> WHAT NEEDS TO BE DONE
Reproduce precisely the lines of the listing below, starting with the line that contains "Emit a Python" and stopping after the line that contains "import numpy as np"; include nothing else.

> SUPPLIED ENTRIES
►
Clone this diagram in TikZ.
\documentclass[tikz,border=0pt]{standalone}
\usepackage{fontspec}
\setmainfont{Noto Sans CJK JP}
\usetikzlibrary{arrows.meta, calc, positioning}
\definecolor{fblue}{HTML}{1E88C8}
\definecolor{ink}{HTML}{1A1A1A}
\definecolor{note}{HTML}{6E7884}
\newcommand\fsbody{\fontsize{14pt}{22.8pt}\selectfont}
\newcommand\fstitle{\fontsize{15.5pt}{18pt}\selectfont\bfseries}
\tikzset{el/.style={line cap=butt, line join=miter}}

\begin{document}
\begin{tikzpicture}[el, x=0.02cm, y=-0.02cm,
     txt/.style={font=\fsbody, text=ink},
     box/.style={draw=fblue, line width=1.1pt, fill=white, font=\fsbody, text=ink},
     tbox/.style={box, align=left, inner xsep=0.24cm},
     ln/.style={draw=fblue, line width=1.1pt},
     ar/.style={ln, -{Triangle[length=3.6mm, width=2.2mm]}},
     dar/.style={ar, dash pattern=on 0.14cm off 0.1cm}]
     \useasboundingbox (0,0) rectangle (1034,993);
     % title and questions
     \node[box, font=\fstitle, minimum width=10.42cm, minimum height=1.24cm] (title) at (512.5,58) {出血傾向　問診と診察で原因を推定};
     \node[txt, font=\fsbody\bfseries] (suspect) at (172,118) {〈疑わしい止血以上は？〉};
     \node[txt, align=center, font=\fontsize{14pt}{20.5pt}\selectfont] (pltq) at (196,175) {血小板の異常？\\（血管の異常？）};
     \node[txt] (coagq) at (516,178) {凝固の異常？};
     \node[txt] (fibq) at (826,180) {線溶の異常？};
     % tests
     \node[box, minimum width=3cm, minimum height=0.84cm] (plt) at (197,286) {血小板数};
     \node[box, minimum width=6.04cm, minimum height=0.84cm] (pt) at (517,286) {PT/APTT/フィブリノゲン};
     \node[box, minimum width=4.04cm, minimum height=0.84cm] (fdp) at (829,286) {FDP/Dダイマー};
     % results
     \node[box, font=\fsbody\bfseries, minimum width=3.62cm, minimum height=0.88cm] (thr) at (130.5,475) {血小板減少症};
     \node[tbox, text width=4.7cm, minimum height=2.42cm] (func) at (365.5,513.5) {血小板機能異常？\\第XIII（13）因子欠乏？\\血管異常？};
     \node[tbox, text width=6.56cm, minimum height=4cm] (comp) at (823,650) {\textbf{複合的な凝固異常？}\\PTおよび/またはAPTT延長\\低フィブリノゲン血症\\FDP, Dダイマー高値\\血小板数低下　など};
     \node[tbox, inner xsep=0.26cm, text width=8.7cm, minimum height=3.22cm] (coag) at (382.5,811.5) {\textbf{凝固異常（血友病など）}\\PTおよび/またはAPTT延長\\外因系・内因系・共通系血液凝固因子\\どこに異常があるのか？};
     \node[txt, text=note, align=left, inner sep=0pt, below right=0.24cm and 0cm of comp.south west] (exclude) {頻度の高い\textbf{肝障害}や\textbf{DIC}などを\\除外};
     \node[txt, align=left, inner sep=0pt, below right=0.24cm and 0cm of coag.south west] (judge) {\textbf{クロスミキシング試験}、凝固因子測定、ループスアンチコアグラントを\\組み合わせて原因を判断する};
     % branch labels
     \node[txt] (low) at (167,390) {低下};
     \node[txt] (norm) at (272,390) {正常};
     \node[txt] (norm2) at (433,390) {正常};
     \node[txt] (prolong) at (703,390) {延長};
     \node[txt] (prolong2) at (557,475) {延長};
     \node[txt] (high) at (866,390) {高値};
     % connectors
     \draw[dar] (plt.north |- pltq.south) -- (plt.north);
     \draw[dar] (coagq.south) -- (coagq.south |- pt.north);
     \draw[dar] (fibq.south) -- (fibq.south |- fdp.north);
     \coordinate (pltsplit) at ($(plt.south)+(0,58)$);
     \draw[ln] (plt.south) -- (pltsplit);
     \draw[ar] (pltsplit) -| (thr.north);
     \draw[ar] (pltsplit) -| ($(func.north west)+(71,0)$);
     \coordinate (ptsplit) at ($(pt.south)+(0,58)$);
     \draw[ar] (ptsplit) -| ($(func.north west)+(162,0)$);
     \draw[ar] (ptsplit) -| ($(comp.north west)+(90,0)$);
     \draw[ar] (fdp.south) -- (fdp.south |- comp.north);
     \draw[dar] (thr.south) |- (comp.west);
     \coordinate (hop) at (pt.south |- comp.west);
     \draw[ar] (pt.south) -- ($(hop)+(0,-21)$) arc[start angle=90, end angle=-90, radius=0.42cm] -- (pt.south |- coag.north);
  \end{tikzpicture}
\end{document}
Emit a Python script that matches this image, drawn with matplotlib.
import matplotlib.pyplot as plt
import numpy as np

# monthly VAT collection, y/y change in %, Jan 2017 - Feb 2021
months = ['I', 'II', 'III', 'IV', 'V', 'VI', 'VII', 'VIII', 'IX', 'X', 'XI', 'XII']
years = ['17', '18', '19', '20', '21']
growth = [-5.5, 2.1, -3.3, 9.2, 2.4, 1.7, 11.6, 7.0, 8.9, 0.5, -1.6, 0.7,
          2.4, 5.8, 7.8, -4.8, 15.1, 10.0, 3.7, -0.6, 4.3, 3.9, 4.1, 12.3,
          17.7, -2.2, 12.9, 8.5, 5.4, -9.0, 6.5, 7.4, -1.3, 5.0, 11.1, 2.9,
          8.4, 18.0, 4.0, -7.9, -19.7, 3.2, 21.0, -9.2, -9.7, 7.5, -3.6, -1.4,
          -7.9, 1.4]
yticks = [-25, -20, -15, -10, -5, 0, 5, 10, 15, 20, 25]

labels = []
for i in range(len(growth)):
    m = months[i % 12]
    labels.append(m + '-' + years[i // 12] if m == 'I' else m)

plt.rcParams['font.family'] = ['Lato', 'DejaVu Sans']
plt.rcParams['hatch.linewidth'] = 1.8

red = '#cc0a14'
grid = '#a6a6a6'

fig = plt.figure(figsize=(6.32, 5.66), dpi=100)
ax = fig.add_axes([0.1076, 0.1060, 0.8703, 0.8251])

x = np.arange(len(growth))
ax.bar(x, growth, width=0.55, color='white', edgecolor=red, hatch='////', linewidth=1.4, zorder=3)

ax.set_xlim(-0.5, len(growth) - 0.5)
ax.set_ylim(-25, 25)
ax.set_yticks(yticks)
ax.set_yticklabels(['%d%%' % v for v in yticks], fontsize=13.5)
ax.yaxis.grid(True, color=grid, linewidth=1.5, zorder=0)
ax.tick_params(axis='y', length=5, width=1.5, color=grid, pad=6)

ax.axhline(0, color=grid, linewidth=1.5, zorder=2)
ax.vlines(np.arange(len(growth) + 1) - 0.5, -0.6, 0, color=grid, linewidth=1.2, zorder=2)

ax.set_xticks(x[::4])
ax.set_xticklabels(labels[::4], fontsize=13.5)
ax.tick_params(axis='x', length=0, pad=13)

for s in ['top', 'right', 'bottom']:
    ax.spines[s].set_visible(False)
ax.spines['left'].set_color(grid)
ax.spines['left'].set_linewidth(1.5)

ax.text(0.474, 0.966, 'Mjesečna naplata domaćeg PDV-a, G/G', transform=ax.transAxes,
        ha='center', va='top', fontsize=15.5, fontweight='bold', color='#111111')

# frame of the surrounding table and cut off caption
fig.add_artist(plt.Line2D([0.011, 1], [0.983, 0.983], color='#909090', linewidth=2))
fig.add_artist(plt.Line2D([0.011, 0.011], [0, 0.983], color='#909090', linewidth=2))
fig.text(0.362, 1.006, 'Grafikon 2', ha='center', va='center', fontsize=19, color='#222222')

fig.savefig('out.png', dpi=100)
◄
> REPLY TO THE EXERCISE
Emit a Python script that matches this image, drawn with matplotlib.
import matplotlib.pyplot as plt
import numpy as np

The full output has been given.